◆ Source data ◆
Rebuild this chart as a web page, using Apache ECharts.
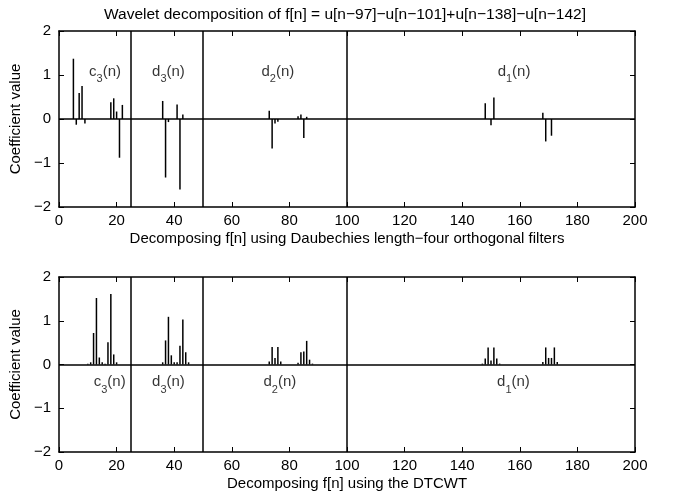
<!DOCTYPE html>
<html>
<head>
<meta charset="utf-8">
<script src="https://cdn.jsdelivr.net/npm/echarts@6/dist/echarts.min.js"></script>
<style>
  html, body { margin: 0; padding: 0; background: #fff; }
  #chart { width: 675px; height: 492px; }
</style>
</head>
<body>
<div id="chart"></div>
<script>
// DWT (Daubechies length-4) coefficients
var dwtN = [5, 6, 7, 8, 9, 18, 19, 20, 21, 22, 36, 37, 38, 41, 42, 43,
  73, 74, 75, 76, 83, 84, 85, 86, 148, 150, 151, 168, 169, 171]
var dwtVal = [1.37, -0.13, 0.59, 0.75, -0.1, 0.38, 0.47, 0.17, -0.88, 0.32,
  0.41, -1.33, -0.07, 0.33, -1.6, 0.1,
  0.19, -0.67, -0.1, -0.06, 0.06, 0.1, -0.43, 0.05,
  0.36, -0.14, 0.49, 0.14, -0.51, -0.38]

// DTCWT coefficient magnitudes, lower plot
var dtcwtN = [10, 11, 12, 13, 14, 15, 16, 17, 18, 19, 20,
  36, 37, 38, 39, 40, 41, 42, 43, 44, 45,
  73, 74, 75, 76, 77, 83, 84, 85, 86, 87, 88,
  147, 148, 149, 150, 151, 152, 153,
  168, 169, 170, 171, 172, 173]
var dtcwtVal = [0.02, 0.05, 0.72, 1.52, 0.16, 0.05, 0.02, 0.51, 1.61, 0.23, 0.05,
  0.05, 0.55, 1.09, 0.21, 0.05, 0.05, 0.43, 1.03, 0.28, 0.05,
  0.07, 0.4, 0.15, 0.4, 0.07, 0.04, 0.28, 0.3, 0.54, 0.11, 0.02,
  0.02, 0.14, 0.39, 0.09, 0.39, 0.14, 0.02,
  0.06, 0.39, 0.15, 0.15, 0.39, 0.06]

// subband boundaries and names
var bandEdges = [25, 50, 100]
var bandLetter = ['c', 'd', 'd', 'd']
var bandLevel = ['3', '3', '2', '1']

var xTicks = [0, 20, 40, 60, 80, 100, 120, 140, 160, 180, 200]
var yTicks = [-2, -1, 0, 1, 2]

var titleText = 'Wavelet decomposition of f[n] = u[n\u221297]\u2212u[n\u2212101]+u[n\u2212138]\u2212u[n\u2212142]'
var xNames = ['Decomposing f[n] using Daubechies length\u2212four orthogonal filters',
  'Decomposing f[n] using the DTCWT']
var yName = 'Coefficient value'

// where the subband names sit (data coords)
var labelPosTop = [[16, 1.07], [38, 1.07], [76, 1.07], [158, 1.07]]
var labelPosBottom = [[17.6, -0.4], [38, -0.4], [76.7, -0.4], [157.8, -0.4]]

var FONT = 'Liberation Sans, Arial, Helvetica, sans-serif'
var chart = echarts.init(document.getElementById('chart'))

function minus(v) {
  return v < 0 ? '\u2212' + Math.abs(v) : String(v)
}

var grids = [
  { left: 55, right: 40, top: 31, height: 176 },
  { left: 55, right: 40, top: 277, height: 176 }
]

var xAxes = []
var yAxes = []
grids.forEach(function(g, i) {
  var common = {
    type: 'value', gridIndex: i, min: xTicks[0], max: xTicks[xTicks.length - 1], interval: 20,
    splitLine: { show: false },
    axisLine: { onZero: false, lineStyle: { color: '#000', width: 1.5 } },
    axisTick: { inside: true, length: 5, lineStyle: { color: '#000', width: 1 } }
  }
  xAxes.push(Object.assign({}, common, {
    position: 'bottom',
    name: xNames[i], nameLocation: 'middle', nameGap: 24,
    nameTextStyle: { color: '#000', fontSize: 15, fontFamily: FONT },
    axisLabel: { color: '#000', fontSize: 15, fontFamily: FONT, margin: 6 }
  }))
  xAxes.push(Object.assign({}, common, { position: 'top', axisLabel: { show: false } }))
  var ycommon = {
    type: 'value', gridIndex: i, min: yTicks[0], max: yTicks[yTicks.length - 1], interval: 1,
    splitLine: { show: false },
    axisLine: { onZero: false, lineStyle: { color: '#000', width: 1.5 } },
    axisTick: { inside: true, length: 5, lineStyle: { color: '#000', width: 1 } }
  }
  yAxes.push(Object.assign({}, ycommon, {
    position: 'left',
    name: yName, nameLocation: 'middle', nameGap: 27,
    nameTextStyle: { color: '#000', fontSize: 15, fontFamily: FONT },
    axisLabel: { color: '#000', fontSize: 15, fontFamily: FONT, margin: 8, formatter: minus }
  }))
  yAxes.push(Object.assign({}, ycommon, { position: 'right', axisLabel: { show: false } }))
})

function stems(ns, vals) {
  return ns.map(function(n, k) { return [n, vals[k]] })
}

function dividers() {
  var d = [{ yAxis: 0 }]
  bandEdges.forEach(function(e) { d.push({ xAxis: e }) })
  return d
}

function bandLabels(pos) {
  return pos.map(function(p, k) {
    return { value: p, letter: bandLetter[k], level: bandLevel[k] }
  })
}

var labelStyle = {
  show: true,
  position: 'inside',
  formatter: function(p) {
    return '{a|' + p.data.letter + '}{s|' + p.data.level + '}{a|(n)}'
  },
  rich: {
    a: { color: '#000', fontSize: 15, fontFamily: FONT, lineHeight: 26 },
    s: { color: '#000', fontSize: 11, fontFamily: FONT, lineHeight: 10, verticalAlign: 'bottom' }
  }
}

var series = []
;[[dwtN, dwtVal, labelPosTop], [dtcwtN, dtcwtVal, labelPosBottom]].forEach(function(s, i) {
  series.push({
    type: 'bar',
    xAxisIndex: i * 2,
    yAxisIndex: i * 2,
    barWidth: 1.5,
    itemStyle: { color: '#000' },
    data: stems(s[0], s[1]),
    silent: true,
    markLine: {
      silent: true,
      symbol: 'none',
      label: { show: false },
      lineStyle: { color: '#000', type: 'solid', width: 1.5 },
      data: dividers()
    }
  })
  series.push({
    type: 'scatter',
    xAxisIndex: i * 2,
    yAxisIndex: i * 2,
    symbolSize: 0,
    silent: true,
    label: labelStyle,
    data: bandLabels(s[2])
  })
})

chart.setOption({
  backgroundColor: '#fff',
  animation: false,
  textStyle: { fontFamily: FONT },
  graphic: [{
    type: 'text', x: 345, y: 15,
    style: { text: titleText, fill: '#000', font: '15.5px ' + FONT, textAlign: 'center', textVerticalAlign: 'middle' }
  }],
  grid: grids,
  xAxis: xAxes,
  yAxis: yAxes,
  series: series
})
</script>
</body>
</html>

◆ Short problem ◆
Please quote the lines of the material, beginning with the first and ending with the one that contains "var yName = 'Coefficient value'", exactly as written and without any pictures.

◆ Task answer ◆
Rebuild this chart as a web page, using Apache ECharts.
<!DOCTYPE html>
<html>
<head>
<meta charset="utf-8">
<script src="https://cdn.jsdelivr.net/npm/echarts@6/dist/echarts.min.js"></script>
<style>
  html, body { margin: 0; padding: 0; background: #fff; }
  #chart { width: 675px; height: 492px; }
</style>
</head>
<body>
<div id="chart"></div>
<script>
// DWT (Daubechies length-4) coefficients
var dwtN = [5, 6, 7, 8, 9, 18, 19, 20, 21, 22, 36, 37, 38, 41, 42, 43,
  73, 74, 75, 76, 83, 84, 85, 86, 148, 150, 151, 168, 169, 171]
var dwtVal = [1.37, -0.13, 0.59, 0.75, -0.1, 0.38, 0.47, 0.17, -0.88, 0.32,
  0.41, -1.33, -0.07, 0.33, -1.6, 0.1,
  0.19, -0.67, -0.1, -0.06, 0.06, 0.1, -0.43, 0.05,
  0.36, -0.14, 0.49, 0.14, -0.51, -0.38]

// DTCWT coefficient magnitudes, lower plot
var dtcwtN = [10, 11, 12, 13, 14, 15, 16, 17, 18, 19, 20,
  36, 37, 38, 39, 40, 41, 42, 43, 44, 45,
  73, 74, 75, 76, 77, 83, 84, 85, 86, 87, 88,
  147, 148, 149, 150, 151, 152, 153,
  168, 169, 170, 171, 172, 173]
var dtcwtVal = [0.02, 0.05, 0.72, 1.52, 0.16, 0.05, 0.02, 0.51, 1.61, 0.23, 0.05,
  0.05, 0.55, 1.09, 0.21, 0.05, 0.05, 0.43, 1.03, 0.28, 0.05,
  0.07, 0.4, 0.15, 0.4, 0.07, 0.04, 0.28, 0.3, 0.54, 0.11, 0.02,
  0.02, 0.14, 0.39, 0.09, 0.39, 0.14, 0.02,
  0.06, 0.39, 0.15, 0.15, 0.39, 0.06]

// subband boundaries and names
var bandEdges = [25, 50, 100]
var bandLetter = ['c', 'd', 'd', 'd']
var bandLevel = ['3', '3', '2', '1']

var xTicks = [0, 20, 40, 60, 80, 100, 120, 140, 160, 180, 200]
var yTicks = [-2, -1, 0, 1, 2]

var titleText = 'Wavelet decomposition of f[n] = u[n\u221297]\u2212u[n\u2212101]+u[n\u2212138]\u2212u[n\u2212142]'
var xNames = ['Decomposing f[n] using Daubechies length\u2212four orthogonal filters',
  'Decomposing f[n] using the DTCWT']
var yName = 'Coefficient value'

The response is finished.